By Riti Gupta
Updated Aug 30, 2022
In a chemical reaction, the reactant that is completely consumed first stops the reaction. That reactant is known as the limiting reactant (or limiting reagent). The remaining reactant, if any, is called the excess reactant.
In most laboratory settings, reactants are added in quantities that do not match the exact stoichiometric ratios shown in the balanced equation. Understanding which species is limiting helps chemists predict product yields, design scale‑up processes, and avoid costly waste.
The balanced equation for urea synthesis is:
\(2\mathrm{NH}_3(g)+\mathrm{CO}_2(g) \rightarrow (\mathrm{NH}_2)_2\mathrm{CO}(aq)+\mathrm{H}_2\mathrm{O}(l)\)
From the coefficients, 2 mol of ammonia react with 1 mol of carbon dioxide. Suppose we add 4 mol of \(\mathrm{CO}_2\) and 12 mol of \(\mathrm{NH}_3\).
Calculate the ammonia needed for 4 mol of carbon dioxide:
\(4\text{ mol }\mathrm{CO}_2\left(\dfrac{2\text{ mol }\mathrm{NH}_3}{1\text{ mol }\mathrm{CO}_2}\right)=8\text{ mol }\mathrm{NH}_3\)
Only 8 mol of ammonia are required, leaving 4 mol unused. Therefore, carbon dioxide is the limiting reactant and ammonia is in excess.
Alternatively, determine how much carbon dioxide would be needed for 12 mol of ammonia:
\(12\text{ mol }\mathrm{NH}_3\left(\dfrac{1\text{ mol }\mathrm{CO}_2}{2\text{ mol }\mathrm{NH}_3}\right)=6\text{ mol }\mathrm{CO}_2\)

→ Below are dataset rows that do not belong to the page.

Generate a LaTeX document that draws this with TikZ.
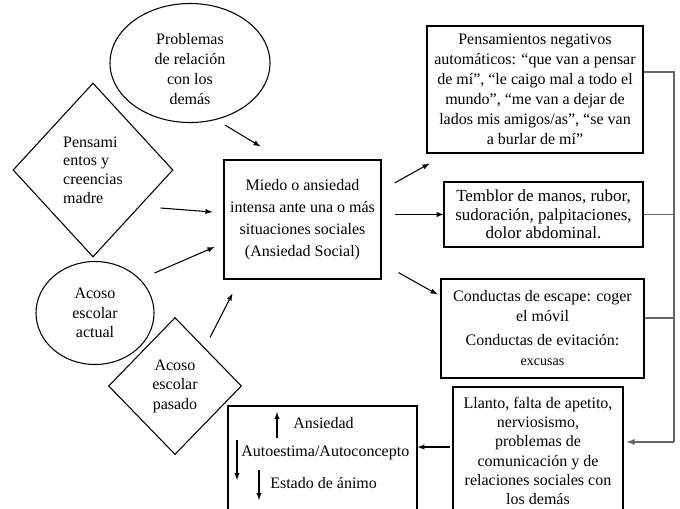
\documentclass[tikz,border=0pt]{standalone}
\usepackage{fontspec}
\setmainfont{Liberation Serif}
\usetikzlibrary{shapes.geometric}
\usetikzlibrary{calc}

\tikzset{
  caja/.style={draw, rectangle, line width=0.8pt, inner sep=0pt, align=center},
  elipse/.style={draw, ellipse, line width=0.8pt, inner sep=0pt, align=center},
  rombo/.style={draw, diamond, line width=0.8pt, inner sep=0pt},
  flecha/.style={-latex, line width=0.8pt},
  bus/.style={draw=black!60, line width=1.1pt},
  txt/.style={inner sep=0pt, anchor=west},
}

\begin{document}
\begin{tikzpicture}[x=0.75pt,y=0.75pt,yscale=-1,xscale=1]
\useasboundingbox (0,0) rectangle (680,508);
\clip (0,0) rectangle (680,508);

%Shape: Ellipse
\node [elipse, minimum width=120pt, minimum height=78.75pt, font=\fontsize{12}{15}\selectfont] (prob) at (190,63) {\rule{0pt}{18pt}Problemas\\de relación\\con los\\demás};
%Shape: Diamond
\node [rombo, minimum width=120pt, minimum height=130.5pt, align=left, font=\fontsize{12}{14}\selectfont] (pens) at (93,170) {Pensami\\entos y\\creencias\\madre};
%Shape: Ellipse
\node [elipse, minimum width=88.5pt, minimum height=77.25pt, font=\fontsize{12}{14.6}\selectfont] (actual) at (95,313) {Acoso\\escolar\\actual};
%Shape: Diamond
\node [rombo, minimum width=99.75pt, minimum height=102.75pt, align=center, font=\fontsize{12}{14.6}\selectfont] (pasado) at (175,386) {Acoso\\escolar\\pasado};

%Shape: Rectangle
\node [caja, minimum width=117.75pt, minimum height=89.25pt, font=\fontsize{12}{16.5}\selectfont] (miedo) at (302.5,219.5) {Miedo o ansiedad\\intensa ante una o más\\situaciones sociales\\(Ansiedad Social)};
%Shape: Rectangle
\node [caja, minimum width=162pt, minimum height=95.25pt, font=\fontsize{12}{15}\selectfont] (pna) at (535,89.5) {Pensamientos negativos\\automáticos: “que van a pensar\\de mí”, “le caigo mal a todo el\\mundo”, “me van a dejar de\\lados mis amigos/as”, “se van\\a burlar de mí”};
%Shape: Rectangle
\node [caja, minimum width=149.25pt, minimum height=48.75pt, font=\fontsize{12.7}{14}\selectfont] (sint) at (543.5,214.5) {Temblor de manos, rubor,\\sudoración, palpitaciones,\\dolor abdominal.};
%Shape: Rectangle
\node [caja, minimum width=152.25pt, minimum height=74.25pt, font=\fontsize{12}{15}\selectfont] (cond) at (542.5,328.5) {Conductas de escape: coger\\el móvil\\[3pt]Conductas de evitación:\\{\fontsize{10.5}{12}\selectfont excusas}};
%Shape: Rectangle
\node [caja, minimum width=127.5pt, minimum height=96pt, font=\fontsize{12}{14.5}\selectfont] (llan) at (538,451) {Llanto, falta de apetito,\\nerviosismo,\\problemas de\\comunicación y de\\relaciones sociales con\\los demás};
%Shape: Rectangle
\node [caja, minimum width=141.75pt, minimum height=85.5pt] (efect) at (322.5,463) {};

% Text Node
\node [txt, font=\fontsize{12}{14}\selectfont] (ans) at (293,423) {Ansiedad};
% Text Node
\node [txt, font=\fontsize{12}{14}\selectfont] (auto) at (241,453) {Autoestima/Autoconcepto};
% Text Node
\node [txt, font=\fontsize{12}{14}\selectfont] (animo) at (270,483) {Estado de ánimo};
%Straight Lines
\draw [flecha] ($(ans.west)+(-16,15)$) -- ($(ans.west)+(-16,-11)$) ;
\draw [flecha] ($(auto.west)+(-4,-13)$) -- ($(auto.west)+(-4,27)$) ;
\draw [flecha] ($(animo.west)+(-11,-13)$) -- ($(animo.west)+(-11,17)$) ;

%Straight Lines
\draw [flecha] ($(prob.south)+(35,2)$) -- ($(miedo.north west)+(37,-13)$) ;
\draw [flecha] ($(pens.east)+(-13,38)$) -- ($(miedo.west)+(-11,-7.5)$) ;
\draw [flecha] ($(actual.east)+(0,-40)$) -- ($(miedo.west)+(-9,27.5)$) ;
\draw [flecha] ($(pasado.north)+(35,20.5)$) -- ($(miedo.south west)+(9,14)$) ;
\draw [flecha] ($(miedo.east)+(13,-36.5)$) -- ($(pna.south west)+(3,10)$) ;
\draw [flecha] ($(miedo.east |- sint.west)+(13,0)$) -- (sint.west) ;
\draw [flecha] ($(miedo.south east)+(17,-7)$) -- ($(cond.north west)+(-3,16)$) ;

%Connector lines
\coordinate (b1) at (674,72);
\coordinate (b2) at (674,318);
\coordinate (b3) at (674,442);
\draw [bus] (pna.east |- b1) -- (b1) -- (b3) ;
\draw [bus] (sint.east) -- (sint.east -| b1) ;
\draw [bus] (cond.east |- b2) -- (b2) ;
\draw [bus, -latex] (b3) -- ($(llan.east |- b3)+(3,0)$) ;
\draw [flecha] ($(llan.west)+(-2,-4)$) coordinate (s9) -- (efect.east |- s9) ;

\end{tikzpicture}
\end{document}
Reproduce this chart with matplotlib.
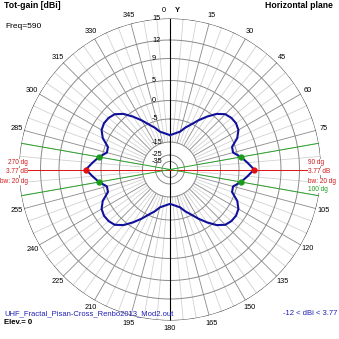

Because only 4 mol of \(\mathrm{CO}_2\) are present, the same conclusion follows: carbon dioxide limits the reaction.
The balanced equation is:
\(2\mathrm{Al}+3\mathrm{Cl}_2 \rightarrow 2\mathrm{AlCl}_3\)
Given 25 g of aluminum and 32 g of chlorine gas, convert masses to moles:
Aluminum: \(25\text{ g }\mathrm{Al}\left(\dfrac{1\text{ mol }\mathrm{Al}}{26.98\text{ g }\mathrm{Al}}\right)=0.93\text{ mol }\mathrm{Al}\)
Chlorine: \(32\text{ g }\mathrm{Cl}_2\left(\dfrac{1\text{ mol }\mathrm{Cl}_2}{70.90\text{ g }\mathrm{Cl}_2}\right)=0.45\text{ mol }\mathrm{Cl}_2\)
Determine the chlorine required to consume all the aluminum:
\(0.93\text{ mol }\mathrm{Al}\left(\dfrac{3\text{ mol }\mathrm{Cl}_2}{2\text{ mol }\mathrm{Al}}\right)=1.40\text{ mol }\mathrm{Cl}_2\)
Only 0.45 mol of chlorine are available, so chlorine is the limiting reactant. The excess reactant is aluminum.
Verification: Moles of aluminum needed for all the chlorine:
\(0.45\text{ mol }\mathrm{Cl}_2\left(\dfrac{2\text{ mol }\mathrm{Al}}{3\text{ mol }\mathrm{Cl}_2}\right)=0.30\text{ mol }\mathrm{Al}\)
Since 0.93 mol of aluminum are present, the conclusion remains unchanged.
The limiting reactant is determined by the actual amounts of reactants used, not by the stoichiometric coefficients alone. Calculating the ratio of available moles to the stoichiometric ratio will always reveal which species limits product formation.